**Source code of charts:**
----

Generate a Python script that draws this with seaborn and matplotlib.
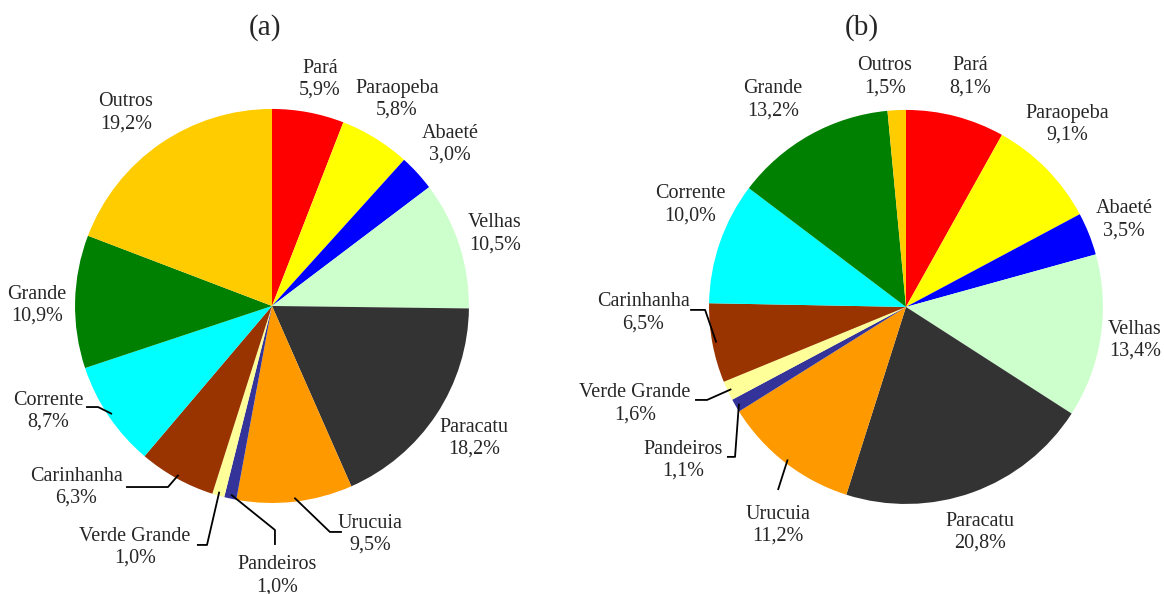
import numpy as np
import matplotlib
matplotlib.use("Agg")
import matplotlib.pyplot as plt
import seaborn as sns

sns.set_theme(style="white")
plt.rcParams["font.family"] = ["Liberation Serif", "DejaVu Serif"]

# data
rivers = ["Pará", "Paraopeba", "Abaeté", "Velhas", "Paracatu", "Urucuia",
          "Pandeiros", "Verde Grande", "Carinhanha", "Corrente", "Grande", "Outros"]
share_a = [5.9, 5.8, 3.0, 10.5, 18.2, 9.5, 1.0, 1.0, 6.3, 8.7, 10.9, 19.2]
share_b = [8.1, 9.1, 3.5, 13.4, 20.8, 11.2, 1.1, 1.6, 6.5, 10.0, 13.2, 1.5]
colors = ["#FF0000", "#FFFF00", "#0000FF", "#CCFFCC", "#333333", "#FF9900",
          "#333399", "#FFFF99", "#993300", "#00FFFF", "#008000", "#FFCC00"]

# label positions (pie radius units)
pos_a = {"Pará": (0.244, 1.152), "Paraopeba": (0.635, 1.051), "Abaeté": (0.904, 0.822),
         "Velhas": (1.132, 0.366), "Paracatu": (1.025, -0.670), "Urucuia": (0.497, -1.157),
         "Pandeiros": (0.025, -1.370), "Verde Grande": (-0.695, -1.223),
         "Carinhanha": (-0.995, -0.919), "Corrente": (-1.137, -0.533),
         "Grande": (-1.193, 0.005), "Outros": (-0.741, 0.980)}
pos_b = {"Pará": (0.325, 1.168), "Paraopeba": (0.817, 0.929), "Abaeté": (1.107, 0.442),
         "Velhas": (1.162, -0.168), "Paracatu": (0.376, -1.142), "Urucuia": (-0.650, -1.107),
         "Pandeiros": (-1.132, -0.777), "Verde Grande": (-1.376, -0.492),
         "Carinhanha": (-1.335, -0.030), "Corrente": (-1.096, 0.518),
         "Grande": (-0.675, 1.051), "Outros": (-0.107, 1.168)}

# leader lines: (elbow, end) ; start is on the wedge
lead_a = {"Corrente": [(-0.883, -0.513), (-0.944, -0.513)],
          "Carinhanha": [(-0.528, -0.919), (-0.741, -0.919)],
          "Verde Grande": [(-0.330, -1.213), (-0.381, -1.213)],
          "Pandeiros": [(0.015, -1.137), (0.015, -1.213)],
          "Urucuia": [(0.294, -1.147), (0.355, -1.147)]}
lead_b = {"Carinhanha": [(-1.020, -0.015), (-1.096, -0.015)],
          "Verde Grande": [(-1.010, -0.472), (-1.071, -0.472)],
          "Pandeiros": [(-0.868, -0.761), (-0.909, -0.761)],
          "Urucuia": [(-0.629, -0.863), (-0.650, -0.929)]}

fig = plt.figure(figsize=(11.64, 5.94), dpi=100)
ax_a = fig.add_axes([0, 0, 0.5, 1])
ax_b = fig.add_axes([0.5, 0, 0.5, 1])


def draw(ax, values, pos, lead, title, xlim, ylim, title_x):
    ax.pie(values, colors=colors, startangle=90, counterclock=False,
           wedgeprops=dict(linewidth=0))
    ax.set_aspect("auto")
    ax.set_xlim(*xlim)
    ax.set_ylim(*ylim)
    ax.axis("off")
    cum = np.cumsum([0] + list(values))
    total = cum[-1]
    for i, name in enumerate(rivers):
        x, y = pos[name]
        txt = f"{name}\n{values[i]:.1f}%".replace(".", ",")
        ax.text(x, y, txt, ha="center", va="center", fontsize=14.5,
                linespacing=1.2)
        if name in lead:
            mid = (cum[i] + cum[i + 1]) / 2 / total
            ang = np.deg2rad(90 - 360 * mid)
            pts = [(0.98 * np.cos(ang), 0.98 * np.sin(ang))] + lead[name]
            xs, ys = zip(*pts)
            ax.plot(xs, ys, color="black", lw=1.3, solid_capstyle="butt")
    ax.text(title_x, ylim[1] - 0.14, title, ha="center", va="center",
            fontsize=21)


draw(ax_a, share_a, pos_a, lead_a, "(a)", (-1.381, 1.574), (-1.462, 1.553), -0.035)
draw(ax_b, share_b, pos_b, lead_b, "(b)", (-1.645, 1.310), (-1.457, 1.558), -0.223)

fig.savefig("out.png", dpi=100)
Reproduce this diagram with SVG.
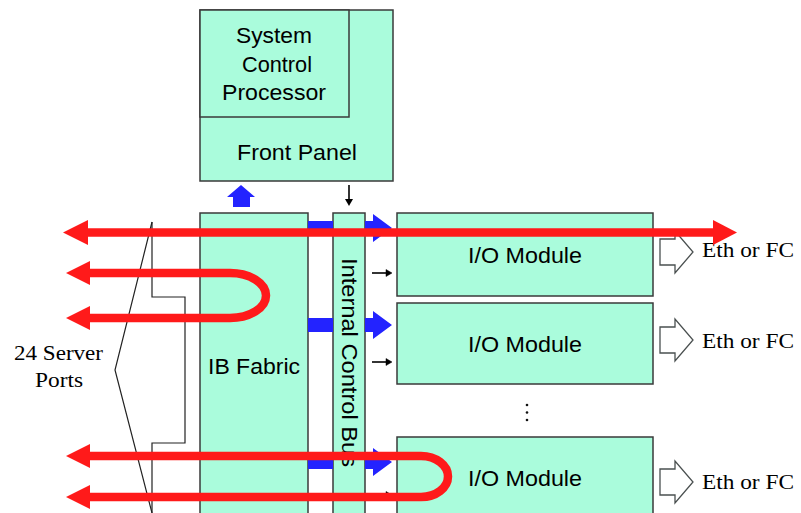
<svg xmlns="http://www.w3.org/2000/svg" width="801" height="513" viewBox="0 0 801 513">
<style>
.box{fill:#aafcdc;stroke:#3a3a3a;stroke-width:1.5}
.t{font-family:"Liberation Sans",Arial,sans-serif;font-size:22px;fill:#000;text-anchor:middle}
.s{font-family:"Liberation Serif","Times New Roman",serif;font-size:22px;fill:#000}
.red{fill:none;stroke:#ff1a1a;stroke-width:8.5}
.redh{fill:#ff1a1a}
.blue{fill:#2323ff}
.hollow{fill:#fff;stroke:#4a5050;stroke-width:1.3}
.thin{fill:none;stroke:#222;stroke-width:1.2}
</style>
<defs>
<path id="hol" d="M0,-13 H15 V-21 L33,0 L15,21 V13 H0 Z"/>
<path id="bar" d="M0,-7 H8 V-14 L27,0 L8,14 V7 H0 Z"/>
</defs>

<g id="front-panel">
<rect class="box" x="200" y="10" width="193" height="171"/>
<text class="t" x="297" y="160" textLength="120" lengthAdjust="spacingAndGlyphs">Front Panel</text>
</g>
<g id="system-control-processor">
<rect class="box" x="200" y="10" width="149" height="107"/>
<text class="t" x="274" y="43" textLength="76" lengthAdjust="spacingAndGlyphs">System</text>
<text class="t" x="277" y="72" textLength="70" lengthAdjust="spacingAndGlyphs">Control</text>
<text class="t" x="274" y="100" textLength="104" lengthAdjust="spacingAndGlyphs">Processor</text>
</g>
<g id="ib-fabric">
<rect class="box" x="200" y="213" width="108" height="310"/>
<text class="t" x="254" y="374" textLength="92" lengthAdjust="spacingAndGlyphs">IB Fabric</text>
</g>
<g id="internal-control-bus">
<rect class="box" x="333" y="213" width="32" height="310"/>
<text class="t" transform="translate(342,362.5) rotate(90)" textLength="209" lengthAdjust="spacingAndGlyphs">Internal Control Bus</text>
</g>
<g id="io-module-1">
<rect class="box" x="397" y="213" width="256" height="83"/>
<text class="t" x="525" y="263" textLength="114" lengthAdjust="spacingAndGlyphs">I/O Module</text>
</g>
<g id="io-module-2">
<rect class="box" x="397" y="303" width="256" height="81"/>
<text class="t" x="525" y="352" textLength="114" lengthAdjust="spacingAndGlyphs">I/O Module</text>
</g>
<g id="io-module-3">
<rect class="box" x="397" y="437" width="256" height="90"/>
<text class="t" x="525" y="486" textLength="114" lengthAdjust="spacingAndGlyphs">I/O Module</text>
</g>
<g id="dots" fill="#111">
<circle cx="527" cy="405" r="1.3"/>
<circle cx="527" cy="412.5" r="1.3"/>
<circle cx="527" cy="420" r="1.3"/>
</g>

<g id="server-ports">
<path class="thin" d="M152,222 L115,370 L152,513"/>
<path class="thin" d="M152,222 V297 H185 V443 H152 V513"/>
<text class="s" x="58.5" y="360" text-anchor="middle" textLength="89" lengthAdjust="spacingAndGlyphs">24 Server</text>
<text class="s" x="59" y="387" text-anchor="middle" textLength="48" lengthAdjust="spacingAndGlyphs">Ports</text>
</g>

<g id="eth-ports">
<use href="#hol" class="hollow" transform="translate(660,252)"/>
<use href="#hol" class="hollow" transform="translate(660,340)"/>
<use href="#hol" class="hollow" transform="translate(660,482)"/>
<text class="s" x="702" y="257" textLength="92" lengthAdjust="spacingAndGlyphs">Eth or FC</text>
<text class="s" x="702" y="348" textLength="92" lengthAdjust="spacingAndGlyphs">Eth or FC</text>
<text class="s" x="702" y="489" textLength="92" lengthAdjust="spacingAndGlyphs">Eth or FC</text>
</g>

<g id="connectors">
<path class="blue" d="M233,207 V197 H227 L241,185 L255,197 H250 V207 Z"/>
<path d="M349,185 V201" stroke="#000" stroke-width="1.6"/>
<path d="M345,199 L349,206 L353,199 Z" fill="#000"/>
<rect class="blue" x="308" y="221" width="25" height="13"/>
<use href="#bar" class="blue" transform="translate(365,228)"/>
<rect class="blue" x="308" y="318" width="25" height="14"/>
<use href="#bar" class="blue" transform="translate(365,325)"/>
<rect class="blue" x="308" y="456" width="25" height="13"/>
<use href="#bar" class="blue" transform="translate(365,462)"/>
<g stroke="#000" stroke-width="1.6" fill="#000">
<path d="M372,273 H387"/><path d="M386,269.5 L392,273 L386,276.5 Z" stroke-width="0.5"/>
<path d="M372,362 H387"/><path d="M386,358.5 L392,362 L386,365.5 Z" stroke-width="0.5"/>
<path d="M372,495 H387"/><path d="M386,491.5 L392,495 L386,498.5 Z" stroke-width="0.5"/>
</g>
<path class="red" d="M84,232.5 H716"/>
<path class="redh" d="M63,232.5 L88,220 V245 Z"/>
<path class="redh" d="M737,232.5 L713,220 V245 Z"/>
<path class="red" d="M86,273 H230 A36,22.5 0 0 1 230,318 H86"/>
<path class="redh" d="M66,273 L90,261 V285 Z"/>
<path class="redh" d="M66,318 L90,306 V330 Z"/>
<path class="red" d="M86,456 H421 A27,20.5 0 0 1 421,497 H86"/>
<path class="redh" d="M66,456 L90,444 V468 Z"/>
<path class="redh" d="M66,497 L90,485 V509 Z"/>
</g>
</svg>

----

**Instructions for the task:** Determine the number of lines in the listing that hold the word "matplotlib", and supply that number and nothing further.

**Task output:** 4